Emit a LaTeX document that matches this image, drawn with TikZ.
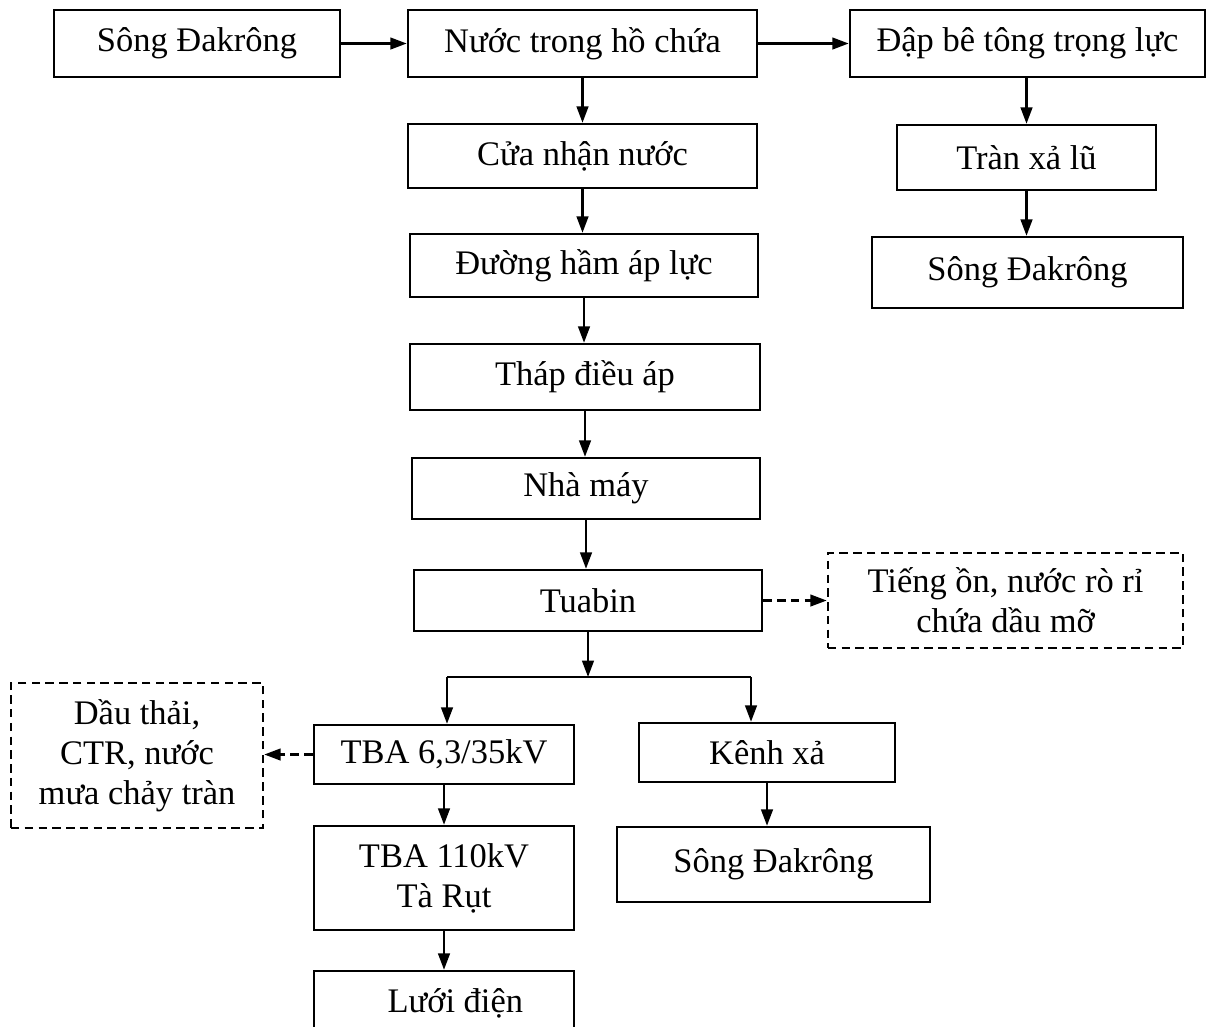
\documentclass[tikz,border=0pt]{standalone}
\usepackage{fontspec}
\setmainfont{Liberation Serif}
\usetikzlibrary{arrows.meta}
\begin{document}
\begin{tikzpicture}[x=0.013267cm, y=-0.013267cm,
	box/.style={draw, line width=0.9pt, inner sep=0pt, align=center, font=\fontsize{13}{15}\selectfont},
	dbox/.style={box, dash pattern=on 3.2pt off 2pt},
	arr/.style={line width=0.9pt, -{Triangle[length=6.2pt,width=4.4pt]}},
	darr/.style={arr, dash pattern=on 3.2pt off 2pt}]
	\useasboundingbox (0,0) rectangle (1206,1026);
	\clip (0,0) rectangle (1206,1026);
	\node[box, minimum width=3.794cm, minimum height=0.889cm] (songA) at (197,43.5) {Sông Đakrông};
	\node[box, minimum width=4.630cm, minimum height=0.889cm] (nuoc) at (582.5,43.5) {Nước trong hồ chứa};
	\node[box, minimum width=4.710cm, minimum height=0.889cm] (dap) at (1027.5,43.5) {Đập bê tông trọng lực};
	\node[box, minimum width=4.630cm, minimum height=0.849cm] (cua) at (582.5,156) {Cửa nhận nước};
	\node[box, minimum width=4.617cm, minimum height=0.836cm] (duong) at (584,265.5) {Đường hầm áp lực};
	\node[box, minimum width=4.643cm, minimum height=0.876cm] (thap) at (585,377) {Tháp điều áp};
	\node[box, minimum width=4.617cm, minimum height=0.809cm] (nhamay) at (586,488.5) {Nhà máy};
	\node[box, minimum width=4.617cm, minimum height=0.809cm] (tuabin) at (588,600.5) {Tuabin};
	\node[box, minimum width=3.436cm, minimum height=0.862cm] (tran) at (1026.5,157.5) {Tràn xả lũ};
	\node[box, minimum width=4.126cm, minimum height=0.942cm] (songB) at (1027.5,272.5) {Sông Đakrông};
	\node[dbox, minimum width=4.710cm, minimum height=1.260cm] (tieng) at (1005.5,600.5) {Tiếng ồn, nước rò rỉ\\chứa dầu mỡ};
	\node[box, minimum width=3.449cm, minimum height=0.783cm] (tba35) at (444,754.5) {TBA 6,3/35kV};
	\node[dbox, minimum width=3.343cm, minimum height=1.924cm] (dau) at (137,755.5) {Dầu thải,\\CTR, nước\\mưa chảy tràn};
	\node[box, minimum width=3.449cm, minimum height=1.380cm] (tba110) at (444,878) {TBA 110kV\\Tà Rụt};
	\node[box, minimum width=3.449cm, minimum height=0.849cm] (luoi) at (444,1003) {\hspace{0.3cm}Lưới điện};
	\node[box, minimum width=3.396cm, minimum height=0.783cm] (kenh) at (767,752.5) {Kênh xả};
	\node[box, minimum width=4.153cm, minimum height=0.995cm] (songC) at (773.5,864.5) {Sông Đakrông};
	\coordinate (jn) at (588,677);
	\coordinate (jl) at (447,677);
	\coordinate (jr) at (751,677);
	\draw[arr] (songA) -- (nuoc);
	\draw[arr] (nuoc) -- (dap);
	\draw[arr] (nuoc.south) -- (nuoc.south |- cua.north);
	\draw[arr] (cua.south) -- (cua.south |- duong.north);
	\draw[arr] (duong.south) -- (duong.south |- thap.north);
	\draw[arr] (thap.south) -- (thap.south |- nhamay.north);
	\draw[arr] (nhamay.south) -- (nhamay.south |- tuabin.north);
	\draw[arr] (dap.south -| tran.north) -- (tran.north);
	\draw[arr] (tran.south) -- (tran.south |- songB.north);
	\draw[darr] (tuabin) -- (tieng);
	\draw[arr] (tuabin.south) -- (jn);
	\draw[line width=0.9pt] (jl) -- (jr);
	\draw[arr] (jl) -- (jl |- tba35.north);
	\draw[arr] (jr) -- (jr |- kenh.north);
	\draw[darr] (tba35.west) -- (tba35.west -| dau.east);
	\draw[arr] (tba35.south) -- (tba35.south |- tba110.north);
	\draw[arr] (tba110.south) -- (tba110.south |- luoi.north);
	\draw[arr] (kenh.south) -- (kenh.south |- songC.north);
\end{tikzpicture}
\end{document}
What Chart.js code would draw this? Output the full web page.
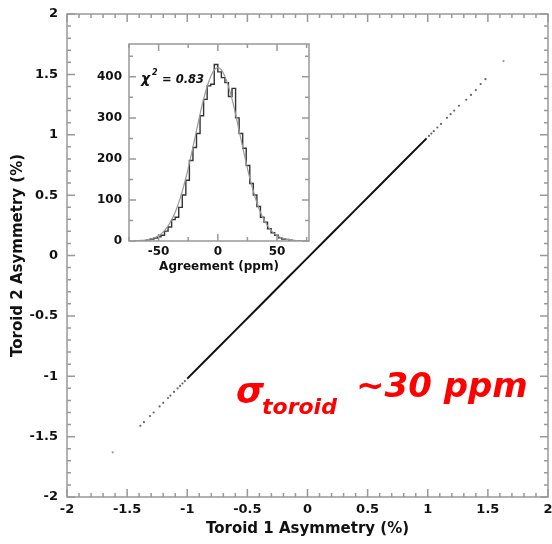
<!DOCTYPE html>
<html>
<head>
<meta charset="utf-8">
<script src="https://cdn.jsdelivr.net/npm/chart.js@4.4.1/dist/chart.umd.min.js"></script>
<style>
    html, body { margin: 0; padding: 0; background: #fff; }
    #wrap { position: relative; width: 552px; height: 544px; overflow: hidden; }
    #mainChart { position: absolute; left: 0; top: 0; }
    #insetChart { position: absolute; left: 80px; top: 36px; }
</style>
</head>
<body>
<div id="wrap">
    <canvas id="mainChart" width="552" height="544"></canvas>
    <canvas id="insetChart" width="240" height="244"></canvas>
</div>
<script>
// Main plot: toroid 2 vs toroid 1 asymmetry (%)
const coreX = [-1.00, -0.80, -0.60, -0.40, -0.20, 0.00, 0.20, 0.40, 0.60, 0.80, 0.99];
const coreY = [-1.02, -0.82, -0.62, -0.42, -0.22, -0.02, 0.18, 0.38, 0.58, 0.78, 0.97];

const lowTailX = [-1.39, -1.36, -1.31, -1.28, -1.23, -1.20, -1.16, -1.14, -1.11, -1.08, -1.06, -1.04, -1.02];
const lowTailY = [-1.41, -1.38, -1.33, -1.30, -1.25, -1.22, -1.18, -1.16, -1.13, -1.10, -1.08, -1.06, -1.04];

const highTailX = [1.01, 1.03, 1.05, 1.08, 1.11, 1.16, 1.19, 1.22, 1.26, 1.32, 1.36, 1.40, 1.44, 1.48];
const highTailY = [0.99, 1.01, 1.03, 1.06, 1.09, 1.14, 1.17, 1.20, 1.24, 1.29, 1.33, 1.37, 1.42, 1.46];

const outlierX = [-1.62, 1.63];
const outlierY = [-1.63, 1.61];

// Inset: agreement histogram (ppm) and gaussian fit
const binCenters = [-70.5, -67.5, -64.5, -61.5, -58.5, -55.5, -52.5, -49.5, -46.5, -43.5, -40.5, -37.5,
    -34.5, -31.5, -28.5, -25.5, -22.5, -19.5, -16.5, -13.5, -10.5, -7.5, -4.5, -1.5,
    1.5, 4.5, 7.5, 10.5, 13.5, 16.5, 19.5, 22.5, 25.5, 28.5, 31.5, 34.5,
    37.5, 40.5, 43.5, 46.5, 49.5, 52.5, 55.5, 58.5, 61.5, 64.5, 67.5, 70.5];
const binCounts = [0, 0, 1, 1, 3, 5, 7, 10, 14, 24, 34, 52,
    58, 82, 112, 148, 196, 228, 262, 305, 345, 378, 382, 430,
    412, 398, 386, 352, 372, 300, 262, 226, 184, 140, 112, 84,
    58, 46, 30, 20, 14, 8, 5, 4, 2, 1, 1, 0];
const fitCounts = [0.4, 0.8, 1.3, 2, 4, 6, 9, 14, 21, 31, 44, 60,
    81, 107, 137, 171, 209, 249, 289, 328, 362, 390, 410, 421,
    421, 410, 390, 362, 328, 289, 249, 209, 171, 137, 107, 81,
    60, 44, 31, 21, 14, 9, 6, 4, 2, 1.3, 0.8, 0.4];
const insetXLabels = [-50, 0, 50];

const FONT = 'DejaVu Sans';
const pairs = (xs, ys) => xs.map((x, i) => ({ x: x, y: ys[i] }));

// frame with inward ticks on all four sides
const frameTicks = {
    id: 'frameTicks',
    afterDatasetsDraw(chart, args, opts) {
        const { ctx, chartArea: a, scales: { x, y } } = chart;
        const near = (v, step) => Math.abs(v / step - Math.round(v / step)) < 1e-6;
        ctx.save();
        ctx.strokeStyle = opts.color;
        ctx.lineWidth = opts.width;
        ctx.strokeRect(a.left, a.top, a.right - a.left, a.bottom - a.top);
        ctx.beginPath();
        const x0 = Math.ceil(x.min / opts.xMinor - 1e-6) * opts.xMinor;
        for (let v = x0; v <= x.max + 1e-6; v += opts.xMinor) {
            const px = x.getPixelForValue(v);
            const len = near(v, opts.xMajor) ? opts.major : opts.minor;
            ctx.moveTo(px, a.bottom); ctx.lineTo(px, a.bottom - len);
            ctx.moveTo(px, a.top); ctx.lineTo(px, a.top + len);
        }
        const y0 = Math.ceil(y.min / opts.yMinor - 1e-6) * opts.yMinor;
        for (let v = y0; v <= y.max + 1e-6; v += opts.yMinor) {
            const py = y.getPixelForValue(v);
            const len = near(v, opts.yMajor) ? opts.major : opts.minor;
            ctx.moveTo(a.left, py); ctx.lineTo(a.left + len, py);
            ctx.moveTo(a.right, py); ctx.lineTo(a.right - len, py);
        }
        ctx.stroke();
        ctx.restore();
    }
};

const sigmaLabel = {
    id: 'sigmaLabel',
    afterDraw(chart) {
        const ctx = chart.ctx;
        ctx.save();
        ctx.fillStyle = '#ff0000';
        ctx.textBaseline = 'alphabetic';
        ctx.textAlign = 'left';
        ctx.font = 'italic bold 36px "' + FONT + '"';
        ctx.fillText('\u03C3', 236, 403);
        ctx.font = 'italic bold 22px "' + FONT + '"';
        ctx.fillText('toroid', 262, 414);
        ctx.font = 'italic bold 34px "' + FONT + '"';
        ctx.fillText('~30 ppm', 356, 397);
        ctx.restore();
    }
};

// chi-square note and the x tick labels of the inset
const insetText = {
    id: 'insetText',
    afterDraw(chart) {
        const { ctx, chartArea: a, scales: { x } } = chart;
        ctx.save();
        ctx.fillStyle = '#111';
        ctx.textAlign = 'left';
        ctx.font = 'italic bold 14px "' + FONT + '"';
        ctx.fillText('\u03C7', 61, 47);
        ctx.font = 'italic bold 8px "' + FONT + '"';
        ctx.fillText('2', 72, 39);
        ctx.font = 'italic bold 11.5px "' + FONT + '"';
        ctx.fillText('= 0.83', 82, 47);

        ctx.textAlign = 'center';
        ctx.textBaseline = 'top';
        ctx.font = 'bold 12px "' + FONT + '"';
        insetXLabels.forEach(v => ctx.fillText(String(v), x.getPixelForValue(v), a.bottom + 5));
        ctx.restore();
    }
};

const tickFont = (size) => ({ family: FONT, size: size, weight: 'bold' });

new Chart(document.getElementById('mainChart'), {
    type: 'scatter',
    data: {
        datasets: [
            {
                data: pairs(coreX, coreY),
                showLine: true,
                borderColor: '#111',
                borderWidth: 2,
                pointRadius: 0
            },
            {
                data: pairs(lowTailX, lowTailY).concat(pairs(highTailX, highTailY)),
                pointRadius: 1.1,
                pointBorderWidth: 0,
                backgroundColor: '#666'
            },
            {
                data: pairs(outlierX, outlierY),
                pointRadius: 1.1,
                pointBorderWidth: 0,
                backgroundColor: '#999'
            }
        ]
    },
    options: {
        responsive: false,
        animation: false,
        events: [],
        layout: { padding: { top: 14, right: 3, left: 0, bottom: 0 } },
        plugins: {
            legend: { display: false },
            tooltip: { enabled: false },
            frameTicks: { color: '#999', width: 1.5, xMinor: 0.1, xMajor: 0.5, yMinor: 0.1, yMajor: 0.5, major: 8, minor: 4 }
        },
        scales: {
            x: {
                type: 'linear', min: -2, max: 2,
                grid: { display: false, drawTicks: false },
                border: { display: false },
                ticks: { stepSize: 0.5, padding: 5, color: '#111', font: tickFont(13), maxRotation: 0, autoSkip: false, callback: v => String(v) },
                title: { display: true, text: 'Toroid 1 Asymmetry (%)', color: '#111', font: tickFont(15), padding: { top: 0, bottom: 6 } },
                afterFit: s => { s.height = 47; s.paddingLeft = 0; s.paddingRight = 0; }
            },
            y: {
                type: 'linear', min: -2, max: 2,
                grid: { display: false, drawTicks: false },
                border: { display: false },
                ticks: { stepSize: 0.5, padding: 9, color: '#111', font: tickFont(13), autoSkip: false, callback: v => String(v) },
                title: { display: true, text: 'Toroid 2 Asymmetry (%)', color: '#111', font: tickFont(15), padding: { top: 9, bottom: 0 } },
                afterFit: s => { s.width = 67; s.paddingTop = 0; s.paddingBottom = 0; }
            }
        }
    },
    plugins: [frameTicks, sigmaLabel]
});

new Chart(document.getElementById('insetChart'), {
    type: 'line',
    data: {
        datasets: [
            {
                data: pairs(binCenters, fitCounts),
                borderColor: '#999',
                borderWidth: 1.2,
                pointRadius: 0,
                tension: 0.4
            },
            {
                data: pairs(binCenters, binCounts),
                borderColor: '#333',
                borderWidth: 1.4,
                pointRadius: 0,
                stepped: 'middle'
            }
        ]
    },
    options: {
        responsive: false,
        animation: false,
        events: [],
        layout: { padding: { top: 8, right: 11, left: 0, bottom: 0 } },
        plugins: {
            legend: { display: false },
            tooltip: { enabled: false },
            frameTicks: { color: '#999', width: 1.5, xMinor: 25, xMajor: 50, yMinor: 50, yMajor: 100, major: 7, minor: 4 }
        },
        scales: {
            x: {
                type: 'linear', min: -75, max: 77,
                grid: { display: false, drawTicks: false },
                border: { display: false },
                ticks: { display: false },
                title: { display: true, text: 'Agreement (ppm)', color: '#111', font: tickFont(12), padding: { top: 0, bottom: 6 } },
                afterFit: s => { s.height = 39; s.paddingLeft = 0; s.paddingRight = 0; }
            },
            y: {
                type: 'linear', min: 0, max: 480,
                grid: { display: false, drawTicks: false },
                border: { display: false },
                ticks: { stepSize: 100, includeBounds: false, padding: 7, color: '#111', font: tickFont(12), autoSkip: false, callback: v => (v % 100 === 0 ? String(v) : '') },
                afterFit: s => { s.width = 49; s.paddingTop = 0; s.paddingBottom = 0; }
            }
        }
    },
    plugins: [frameTicks, insetText]
});
</script>
</body>
</html>
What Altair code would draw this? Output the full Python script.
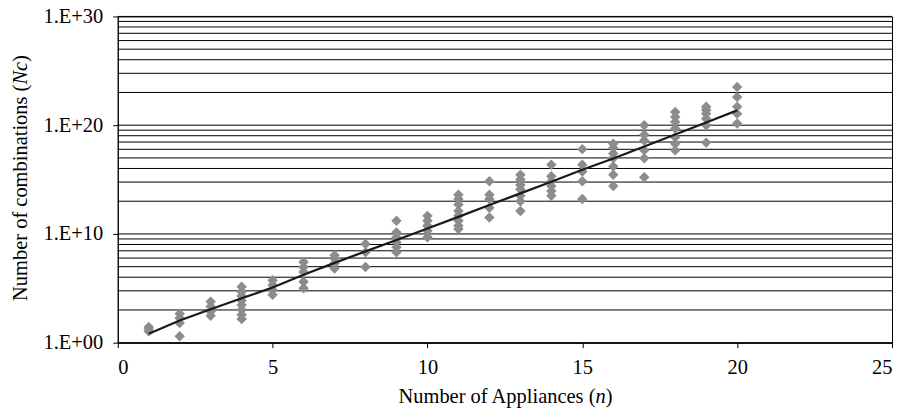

What the task requires:
Go through the data and gather every line that holds "would".

Exercise response:
What Chart.js code would draw this? Output the full web page.
What Altair code would draw this? Output the full Python script.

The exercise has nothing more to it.